Check each line of the listing below for the string "matplotlib", and copy the ones that have it.
----- Data records
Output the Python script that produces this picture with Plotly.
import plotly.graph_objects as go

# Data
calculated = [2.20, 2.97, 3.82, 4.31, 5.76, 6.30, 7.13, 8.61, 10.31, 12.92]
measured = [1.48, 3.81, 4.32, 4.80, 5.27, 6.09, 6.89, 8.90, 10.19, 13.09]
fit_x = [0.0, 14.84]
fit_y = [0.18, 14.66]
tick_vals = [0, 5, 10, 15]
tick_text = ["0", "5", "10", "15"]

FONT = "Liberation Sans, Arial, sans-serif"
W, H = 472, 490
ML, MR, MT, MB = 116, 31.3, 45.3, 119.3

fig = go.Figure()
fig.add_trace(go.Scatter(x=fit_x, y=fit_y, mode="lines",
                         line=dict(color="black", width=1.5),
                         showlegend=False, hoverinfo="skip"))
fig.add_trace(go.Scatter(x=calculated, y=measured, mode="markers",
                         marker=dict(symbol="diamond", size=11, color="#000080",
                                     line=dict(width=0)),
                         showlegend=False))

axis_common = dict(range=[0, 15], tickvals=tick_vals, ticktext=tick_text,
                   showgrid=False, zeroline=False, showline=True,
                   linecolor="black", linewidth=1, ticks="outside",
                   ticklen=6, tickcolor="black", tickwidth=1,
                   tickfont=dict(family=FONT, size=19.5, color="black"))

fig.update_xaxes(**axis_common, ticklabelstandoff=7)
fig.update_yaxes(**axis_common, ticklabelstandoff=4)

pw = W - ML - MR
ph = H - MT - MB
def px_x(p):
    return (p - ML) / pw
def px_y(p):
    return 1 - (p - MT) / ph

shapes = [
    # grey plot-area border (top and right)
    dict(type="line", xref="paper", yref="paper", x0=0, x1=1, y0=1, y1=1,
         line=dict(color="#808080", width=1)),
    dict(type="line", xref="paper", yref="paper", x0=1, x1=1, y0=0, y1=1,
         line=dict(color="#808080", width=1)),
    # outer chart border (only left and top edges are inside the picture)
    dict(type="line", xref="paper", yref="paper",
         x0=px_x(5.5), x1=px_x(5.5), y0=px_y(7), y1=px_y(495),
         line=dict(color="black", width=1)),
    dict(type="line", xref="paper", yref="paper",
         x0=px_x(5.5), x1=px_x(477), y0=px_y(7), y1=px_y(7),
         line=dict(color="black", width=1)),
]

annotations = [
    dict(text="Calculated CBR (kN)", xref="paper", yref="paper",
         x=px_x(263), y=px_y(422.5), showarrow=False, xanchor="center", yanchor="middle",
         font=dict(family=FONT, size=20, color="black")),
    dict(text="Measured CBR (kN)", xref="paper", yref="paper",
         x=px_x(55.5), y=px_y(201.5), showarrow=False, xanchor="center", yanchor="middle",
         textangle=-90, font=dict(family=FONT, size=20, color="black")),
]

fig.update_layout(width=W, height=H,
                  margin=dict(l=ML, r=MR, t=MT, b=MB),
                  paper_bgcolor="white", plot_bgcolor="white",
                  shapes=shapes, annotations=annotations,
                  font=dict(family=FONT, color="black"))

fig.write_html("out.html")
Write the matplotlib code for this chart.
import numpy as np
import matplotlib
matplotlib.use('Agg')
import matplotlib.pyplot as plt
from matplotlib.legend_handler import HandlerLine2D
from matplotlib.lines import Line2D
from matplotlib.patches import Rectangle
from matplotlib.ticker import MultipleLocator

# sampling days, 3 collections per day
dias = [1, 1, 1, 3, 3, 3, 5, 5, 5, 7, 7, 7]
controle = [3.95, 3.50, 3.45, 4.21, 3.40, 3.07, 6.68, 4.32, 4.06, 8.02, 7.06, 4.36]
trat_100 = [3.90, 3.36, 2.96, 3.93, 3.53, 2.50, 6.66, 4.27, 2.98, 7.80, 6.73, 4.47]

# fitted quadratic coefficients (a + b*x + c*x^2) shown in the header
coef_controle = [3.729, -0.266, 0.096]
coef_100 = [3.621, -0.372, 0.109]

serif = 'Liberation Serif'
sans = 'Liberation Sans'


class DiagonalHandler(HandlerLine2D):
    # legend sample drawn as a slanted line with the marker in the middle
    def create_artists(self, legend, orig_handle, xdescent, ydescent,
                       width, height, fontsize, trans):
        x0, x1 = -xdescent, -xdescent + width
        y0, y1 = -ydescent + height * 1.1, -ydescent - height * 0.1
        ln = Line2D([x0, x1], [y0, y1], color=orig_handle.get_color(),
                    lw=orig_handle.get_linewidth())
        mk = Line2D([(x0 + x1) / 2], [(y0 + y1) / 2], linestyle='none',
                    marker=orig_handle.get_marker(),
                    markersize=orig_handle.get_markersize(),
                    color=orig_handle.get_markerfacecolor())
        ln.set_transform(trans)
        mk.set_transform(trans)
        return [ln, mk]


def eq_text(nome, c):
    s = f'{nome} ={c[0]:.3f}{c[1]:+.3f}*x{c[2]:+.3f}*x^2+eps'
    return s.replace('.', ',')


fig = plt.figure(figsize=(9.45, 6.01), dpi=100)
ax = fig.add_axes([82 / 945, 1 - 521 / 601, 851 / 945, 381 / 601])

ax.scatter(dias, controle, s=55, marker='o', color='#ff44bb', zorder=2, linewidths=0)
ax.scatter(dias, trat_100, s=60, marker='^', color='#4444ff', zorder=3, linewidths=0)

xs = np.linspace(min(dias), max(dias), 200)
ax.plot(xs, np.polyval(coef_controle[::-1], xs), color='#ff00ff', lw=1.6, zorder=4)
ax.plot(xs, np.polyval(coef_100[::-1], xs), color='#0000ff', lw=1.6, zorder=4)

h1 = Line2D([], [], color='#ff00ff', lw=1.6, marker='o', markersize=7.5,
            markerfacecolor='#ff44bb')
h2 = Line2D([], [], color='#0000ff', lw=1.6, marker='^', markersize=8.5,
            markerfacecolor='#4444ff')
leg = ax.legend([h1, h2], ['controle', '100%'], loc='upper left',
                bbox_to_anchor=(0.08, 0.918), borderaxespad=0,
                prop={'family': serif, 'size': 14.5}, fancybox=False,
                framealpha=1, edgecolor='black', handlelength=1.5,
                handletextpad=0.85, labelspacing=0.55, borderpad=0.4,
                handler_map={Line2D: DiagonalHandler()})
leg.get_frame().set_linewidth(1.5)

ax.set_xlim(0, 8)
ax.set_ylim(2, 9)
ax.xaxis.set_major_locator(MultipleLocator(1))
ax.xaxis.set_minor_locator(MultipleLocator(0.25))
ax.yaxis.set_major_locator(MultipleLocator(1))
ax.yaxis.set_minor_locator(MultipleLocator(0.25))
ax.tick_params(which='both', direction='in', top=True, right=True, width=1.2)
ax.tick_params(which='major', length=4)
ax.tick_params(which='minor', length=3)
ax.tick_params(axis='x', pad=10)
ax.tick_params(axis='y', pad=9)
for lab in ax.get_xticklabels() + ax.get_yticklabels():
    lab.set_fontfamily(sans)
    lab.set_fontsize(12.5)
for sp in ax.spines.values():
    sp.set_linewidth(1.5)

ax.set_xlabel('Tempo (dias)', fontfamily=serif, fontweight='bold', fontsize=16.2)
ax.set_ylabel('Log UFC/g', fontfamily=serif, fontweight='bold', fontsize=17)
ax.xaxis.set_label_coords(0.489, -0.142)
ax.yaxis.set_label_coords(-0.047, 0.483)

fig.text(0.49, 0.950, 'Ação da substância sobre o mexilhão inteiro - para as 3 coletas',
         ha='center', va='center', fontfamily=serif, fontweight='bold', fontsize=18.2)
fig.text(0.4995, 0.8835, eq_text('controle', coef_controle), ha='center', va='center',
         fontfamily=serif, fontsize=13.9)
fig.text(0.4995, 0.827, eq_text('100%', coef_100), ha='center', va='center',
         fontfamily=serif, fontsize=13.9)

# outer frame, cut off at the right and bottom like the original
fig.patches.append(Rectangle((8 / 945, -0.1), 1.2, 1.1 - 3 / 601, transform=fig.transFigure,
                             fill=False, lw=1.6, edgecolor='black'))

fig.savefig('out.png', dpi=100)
----------
_Finished task:_
Write the matplotlib code for this chart.
import matplotlib
matplotlib.use('Agg')
import matplotlib.pyplot as plt
from matplotlib.legend_handler import HandlerLine2D
from matplotlib.lines import Line2D
from matplotlib.patches import Rectangle
from matplotlib.ticker import MultipleLocator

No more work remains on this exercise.